= COLLECTED MATERIAL =
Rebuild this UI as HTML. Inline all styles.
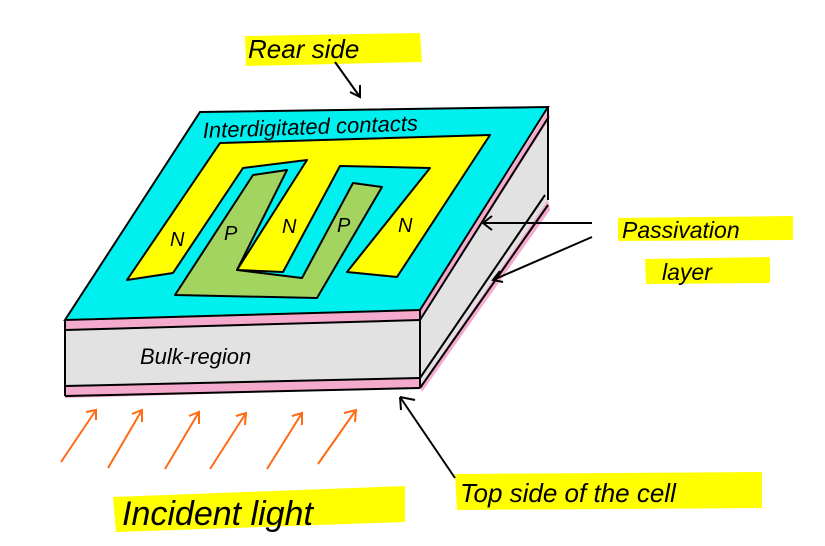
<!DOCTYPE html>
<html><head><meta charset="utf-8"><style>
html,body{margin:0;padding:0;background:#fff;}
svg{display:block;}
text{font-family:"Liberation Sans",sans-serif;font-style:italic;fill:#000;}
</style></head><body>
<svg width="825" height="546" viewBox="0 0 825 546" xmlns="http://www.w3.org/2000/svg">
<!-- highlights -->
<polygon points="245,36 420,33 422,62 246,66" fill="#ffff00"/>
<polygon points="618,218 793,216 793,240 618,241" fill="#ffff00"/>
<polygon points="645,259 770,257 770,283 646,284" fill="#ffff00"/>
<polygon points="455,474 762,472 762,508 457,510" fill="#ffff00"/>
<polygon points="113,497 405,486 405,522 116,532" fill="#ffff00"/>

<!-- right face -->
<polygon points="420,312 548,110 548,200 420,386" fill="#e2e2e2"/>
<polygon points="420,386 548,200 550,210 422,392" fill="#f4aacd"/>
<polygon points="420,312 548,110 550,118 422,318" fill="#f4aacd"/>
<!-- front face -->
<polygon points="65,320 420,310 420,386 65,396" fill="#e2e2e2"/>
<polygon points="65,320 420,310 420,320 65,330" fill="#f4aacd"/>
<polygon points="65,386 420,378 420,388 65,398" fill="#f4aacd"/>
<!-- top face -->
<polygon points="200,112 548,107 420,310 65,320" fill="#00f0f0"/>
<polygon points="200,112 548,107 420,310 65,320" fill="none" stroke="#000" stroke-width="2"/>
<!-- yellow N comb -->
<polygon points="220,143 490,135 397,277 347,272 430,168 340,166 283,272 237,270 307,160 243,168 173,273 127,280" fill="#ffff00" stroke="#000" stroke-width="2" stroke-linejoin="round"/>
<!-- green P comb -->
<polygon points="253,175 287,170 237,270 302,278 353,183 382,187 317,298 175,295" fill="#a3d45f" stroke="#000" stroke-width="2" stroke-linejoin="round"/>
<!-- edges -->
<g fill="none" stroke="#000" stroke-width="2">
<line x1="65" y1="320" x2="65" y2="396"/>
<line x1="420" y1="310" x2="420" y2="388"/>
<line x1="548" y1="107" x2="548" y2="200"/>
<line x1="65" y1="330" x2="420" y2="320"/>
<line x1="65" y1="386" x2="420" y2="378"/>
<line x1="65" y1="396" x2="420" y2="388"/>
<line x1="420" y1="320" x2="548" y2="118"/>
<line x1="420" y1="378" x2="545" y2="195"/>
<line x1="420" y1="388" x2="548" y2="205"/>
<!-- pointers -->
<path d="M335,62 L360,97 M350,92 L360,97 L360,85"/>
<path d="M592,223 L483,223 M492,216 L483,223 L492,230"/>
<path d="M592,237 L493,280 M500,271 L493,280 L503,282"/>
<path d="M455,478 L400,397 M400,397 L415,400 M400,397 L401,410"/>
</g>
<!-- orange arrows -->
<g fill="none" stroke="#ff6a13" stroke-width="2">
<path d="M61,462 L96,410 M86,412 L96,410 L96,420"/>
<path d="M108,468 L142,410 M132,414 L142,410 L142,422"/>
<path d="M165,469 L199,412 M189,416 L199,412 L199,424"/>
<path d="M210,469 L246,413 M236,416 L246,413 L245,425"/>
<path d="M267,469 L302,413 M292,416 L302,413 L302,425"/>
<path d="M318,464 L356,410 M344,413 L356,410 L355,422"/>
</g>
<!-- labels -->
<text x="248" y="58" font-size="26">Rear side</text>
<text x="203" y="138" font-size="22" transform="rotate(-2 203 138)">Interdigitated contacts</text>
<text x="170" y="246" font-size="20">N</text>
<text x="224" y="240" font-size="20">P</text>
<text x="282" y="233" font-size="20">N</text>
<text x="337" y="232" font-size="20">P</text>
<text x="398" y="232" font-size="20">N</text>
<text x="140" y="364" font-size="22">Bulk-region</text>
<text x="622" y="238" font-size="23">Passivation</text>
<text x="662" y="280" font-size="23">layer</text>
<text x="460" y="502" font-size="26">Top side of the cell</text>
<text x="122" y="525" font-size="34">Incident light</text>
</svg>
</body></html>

= DO THIS =
Quote the preceding listing precisely and completely, omitting its images.

= RESULT BELOW =
Rebuild this UI as HTML. Inline all styles.
<!DOCTYPE html>
<html><head><meta charset="utf-8"><style>
html,body{margin:0;padding:0;background:#fff;}
svg{display:block;}
text{font-family:"Liberation Sans",sans-serif;font-style:italic;fill:#000;}
</style></head><body>
<svg width="825" height="546" viewBox="0 0 825 546" xmlns="http://www.w3.org/2000/svg">
<!-- highlights -->
<polygon points="245,36 420,33 422,62 246,66" fill="#ffff00"/>
<polygon points="618,218 793,216 793,240 618,241" fill="#ffff00"/>
<polygon points="645,259 770,257 770,283 646,284" fill="#ffff00"/>
<polygon points="455,474 762,472 762,508 457,510" fill="#ffff00"/>
<polygon points="113,497 405,486 405,522 116,532" fill="#ffff00"/>

<!-- right face -->
<polygon points="420,312 548,110 548,200 420,386" fill="#e2e2e2"/>
<polygon points="420,386 548,200 550,210 422,392" fill="#f4aacd"/>
<polygon points="420,312 548,110 550,118 422,318" fill="#f4aacd"/>
<!-- front face -->
<polygon points="65,320 420,310 420,386 65,396" fill="#e2e2e2"/>
<polygon points="65,320 420,310 420,320 65,330" fill="#f4aacd"/>
<polygon points="65,386 420,378 420,388 65,398" fill="#f4aacd"/>
<!-- top face -->
<polygon points="200,112 548,107 420,310 65,320" fill="#00f0f0"/>
<polygon points="200,112 548,107 420,310 65,320" fill="none" stroke="#000" stroke-width="2"/>
<!-- yellow N comb -->
<polygon points="220,143 490,135 397,277 347,272 430,168 340,166 283,272 237,270 307,160 243,168 173,273 127,280" fill="#ffff00" stroke="#000" stroke-width="2" stroke-linejoin="round"/>
<!-- green P comb -->
<polygon points="253,175 287,170 237,270 302,278 353,183 382,187 317,298 175,295" fill="#a3d45f" stroke="#000" stroke-width="2" stroke-linejoin="round"/>
<!-- edges -->
<g fill="none" stroke="#000" stroke-width="2">
<line x1="65" y1="320" x2="65" y2="396"/>
<line x1="420" y1="310" x2="420" y2="388"/>
<line x1="548" y1="107" x2="548" y2="200"/>
<line x1="65" y1="330" x2="420" y2="320"/>
<line x1="65" y1="386" x2="420" y2="378"/>
<line x1="65" y1="396" x2="420" y2="388"/>
<line x1="420" y1="320" x2="548" y2="118"/>
<line x1="420" y1="378" x2="545" y2="195"/>
<line x1="420" y1="388" x2="548" y2="205"/>
<!-- pointers -->
<path d="M335,62 L360,97 M350,92 L360,97 L360,85"/>
<path d="M592,223 L483,223 M492,216 L483,223 L492,230"/>
<path d="M592,237 L493,280 M500,271 L493,280 L503,282"/>
<path d="M455,478 L400,397 M400,397 L415,400 M400,397 L401,410"/>
</g>
<!-- orange arrows -->
<g fill="none" stroke="#ff6a13" stroke-width="2">
<path d="M61,462 L96,410 M86,412 L96,410 L96,420"/>
<path d="M108,468 L142,410 M132,414 L142,410 L142,422"/>
<path d="M165,469 L199,412 M189,416 L199,412 L199,424"/>
<path d="M210,469 L246,413 M236,416 L246,413 L245,425"/>
<path d="M267,469 L302,413 M292,416 L302,413 L302,425"/>
<path d="M318,464 L356,410 M344,413 L356,410 L355,422"/>
</g>
<!-- labels -->
<text x="248" y="58" font-size="26">Rear side</text>
<text x="203" y="138" font-size="22" transform="rotate(-2 203 138)">Interdigitated contacts</text>
<text x="170" y="246" font-size="20">N</text>
<text x="224" y="240" font-size="20">P</text>
<text x="282" y="233" font-size="20">N</text>
<text x="337" y="232" font-size="20">P</text>
<text x="398" y="232" font-size="20">N</text>
<text x="140" y="364" font-size="22">Bulk-region</text>
<text x="622" y="238" font-size="23">Passivation</text>
<text x="662" y="280" font-size="23">layer</text>
<text x="460" y="502" font-size="26">Top side of the cell</text>
<text x="122" y="525" font-size="34">Incident light</text>
</svg>
</body></html>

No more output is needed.